Germany leader heads to Kyiv to calm Russia war threat

14 February 2022, 05:39 pm | Updated: 02 December 2023, 08:54 pm

Germany leader heads to Kyiv to calm Russia war threat

German Chancellor Olaf Scholz lands in Kyiv on Monday before visiting Moscow to try to head off a “very critical” threat of a Russian invasion that could spark the worst crisis since the Cold War.

The German leader visits the two capitals in reverse order from that taken last week by French President Emmanuel Macron in his bid to quiet the drumbeats of war echoing across eastern Europe.

Russian President Vladimir Putin has surrounded Ukraine from nearly all sides with more than 100,000 soldiers in a high-stakes standoff with the West over NATO's post-Soviet expansion into countries once under the Kremlin's domain.

The West has remained united and defiant in the face of Putin’s demands for binding security guarantees that would see NATO roll back its forces and rule out Ukraine’s potential membership of the alliance.

But US intelligence officials worry that weeks of crisis talks have given Russia the time to prepare a major offensive--should Putin make the ultimate decision to attack Ukraine.

Washington reaffirmed its warning Sunday that Russia was now ready to strike at “any moment” with an assault that would likely start with “a significant barrage of missiles and bomb attacks”.

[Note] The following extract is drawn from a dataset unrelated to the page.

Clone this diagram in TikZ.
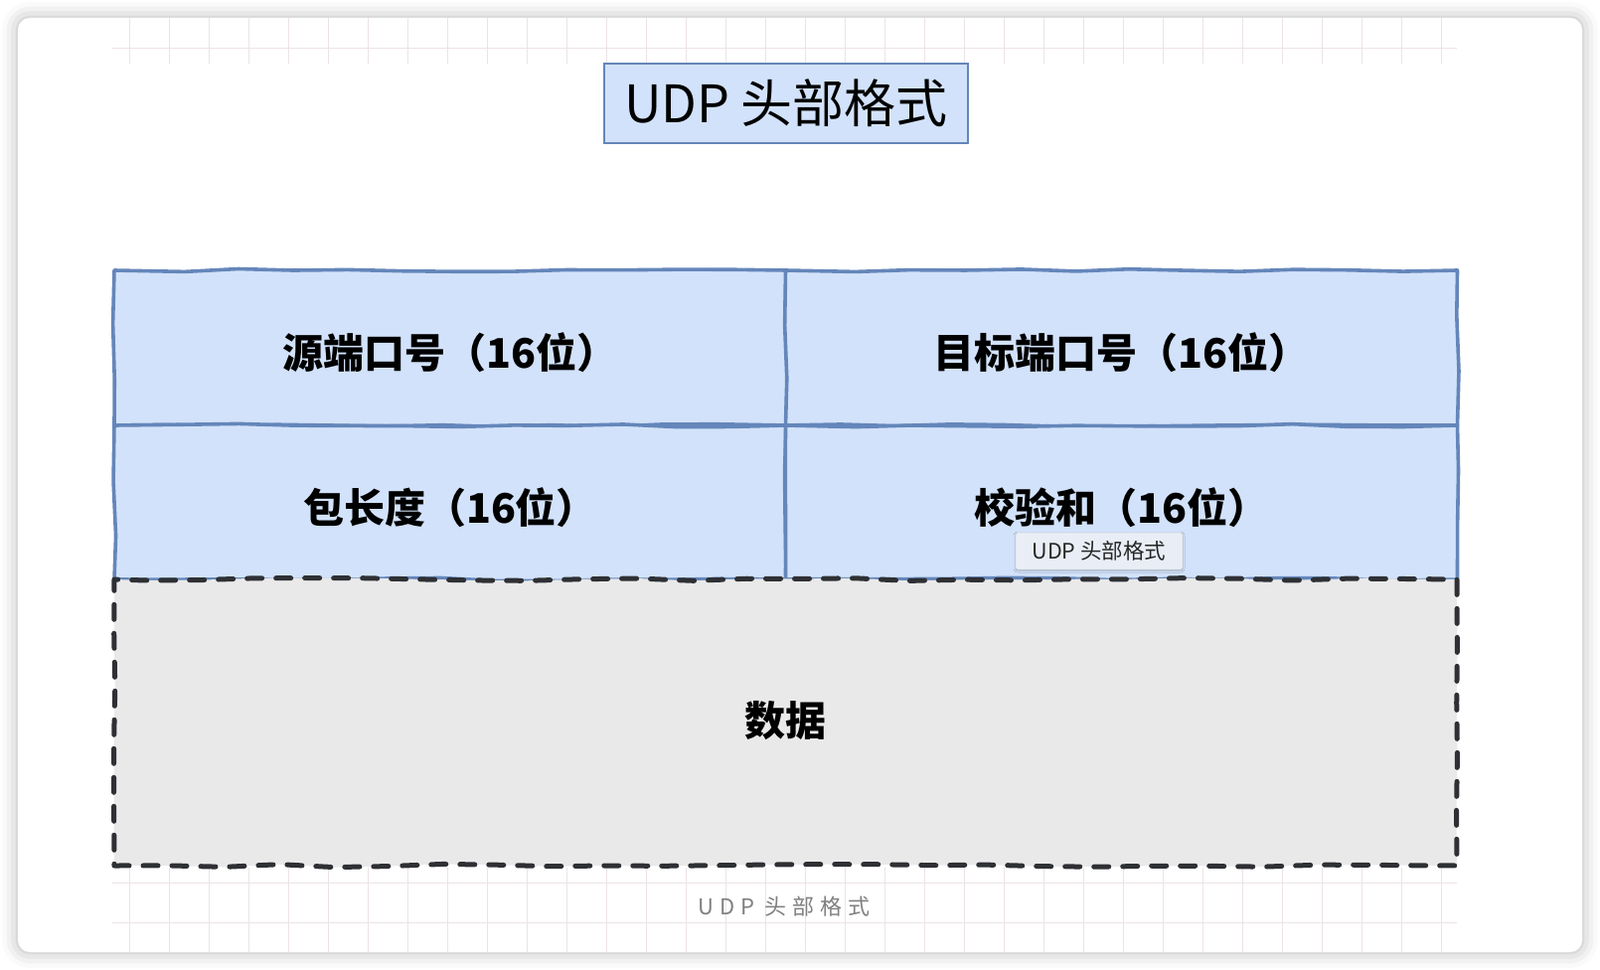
\documentclass[tikz,border=0pt]{standalone}
\usepackage{fontspec}
\setmainfont{Noto Sans CJK SC}
\newfontfamily\capfont[LetterSpace=26]{Noto Sans CJK SC}
\usetikzlibrary{positioning,shadows.blur,decorations.pathmorphing}
\definecolor{cellfill}{RGB}{210,226,250}
\definecolor{cellline}{RGB}{100,134,186}
\definecolor{datafill}{RGB}{233,233,233}
\definecolor{dataline}{RGB}{46,48,52}
\definecolor{gridcol}{RGB}{236,227,231}
\definecolor{tipfill}{RGB}{233,238,246}
\tikzset{card/.style={fill=white,rounded corners=12pt,
 blur shadow={shadow blur radius=16pt,shadow xshift=0pt,shadow yshift=0pt,shadow opacity=30}},
 gridline/.style={draw=gridcol,line width=0.8pt},
 headbox/.style={draw=cellline,fill=cellfill,line width=1.8pt,minimum width=366pt,
 minimum height=80pt,font=\fontsize{52pt}{58pt}\selectfont},
 sketch/.style={decorate,decoration={random steps,segment length=55pt,amplitude=1.6pt},line join=round}}
\tikzset{field/.style={sketch,draw=cellline,fill=cellfill,line width=3.6pt,minimum width=676pt,
 minimum height=156pt,text height=43pt,text depth=2pt,font=\bfseries\fontsize{41pt}{46pt}\selectfont},
 payload/.style={sketch,draw=dataline,fill=datafill,line width=5pt,dash pattern=on 15pt off 14pt,
 line cap=round,minimum width=1351pt,minimum height=288pt,font=\bfseries\fontsize{41pt}{46pt}\selectfont},
 tip/.style={draw=black!22,fill=tipfill,rounded corners=2pt,minimum width=168pt,minimum height=37pt,
 font=\fontsize{21.5pt}{25pt}\selectfont,text=black!85,
 blur shadow={shadow blur radius=2pt,shadow xshift=0pt,shadow yshift=-1pt,shadow opacity=25}},
 caption/.style={text=black!50,font=\capfont\fontsize{22pt}{26pt}\selectfont}}

\begin{document}
\begin{tikzpicture}[x=1pt,y=-1pt]
\useasboundingbox (0,0) rectangle (1610,976);
\fill[card] (18,18) rectangle (1592,958);
\draw[gridline] (113,48)--(1466,48);
\draw[gridline] (113,888)--(1466,888);
\draw[gridline] (113,928)--(1466,928);
\foreach \gx in {130,170,...,1450} {
 \draw[gridline] (\gx,18)--(\gx,64);
 \draw[gridline] (\gx,873)--(\gx,958);
}
\node[headbox] (head) at (791,104) {UDP 头部格式};
\node[field] (src) at (453,350) {源端口号（16位）};
\node[field] (dst) at (1128.5,350) {目标端口号（16位）};
\node[field,minimum height=155pt] (len) at (453,505.5) {包长度（16位）};
\node[field,minimum height=155pt] (sum) at (1128.5,505.5) {校验和（16位）};
\node[payload,text height=30pt,text depth=4pt] (data) at (790.5,727) {数据};
\node[tip] (hint) at (1106,554.5) {UDP 头部格式};
\node[caption] (cap) at (789,912) {UDP 头部格式};
\end{tikzpicture}
\end{document}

US President Joe Biden briefed Ukrainian leader Volodymyr Zelensky on Sunday about his hour-long phone call with Putin the previous day. Biden's talks with Putin broke no new ground, the White House said.

Invitation to Biden

US officials said Biden and Zelensky had “agreed on the importance of continuing to pursue diplomacy and deterrence” in their call.

The Ukrainian presidency said Zelensky had also urged Biden to visit Kyiv in the coming days” in a show of moral support.

The White House made no mention of the invitation in its readout of the 50-minute call.

But Germany's Scholtz sounded firm in his resolve to support Ukraine and hit Russia "immediately" with punishing sanctions if it went to war.

“In the event of a military aggression against Ukraine that threatens its territorial integrity and sovereignty, that will lead to tough sanctions that we have carefully prepared and which we can immediately put into force,” Scholz said on the eve of his departure.

“We assess the situation as very critical, very dangerous,” a German government source added.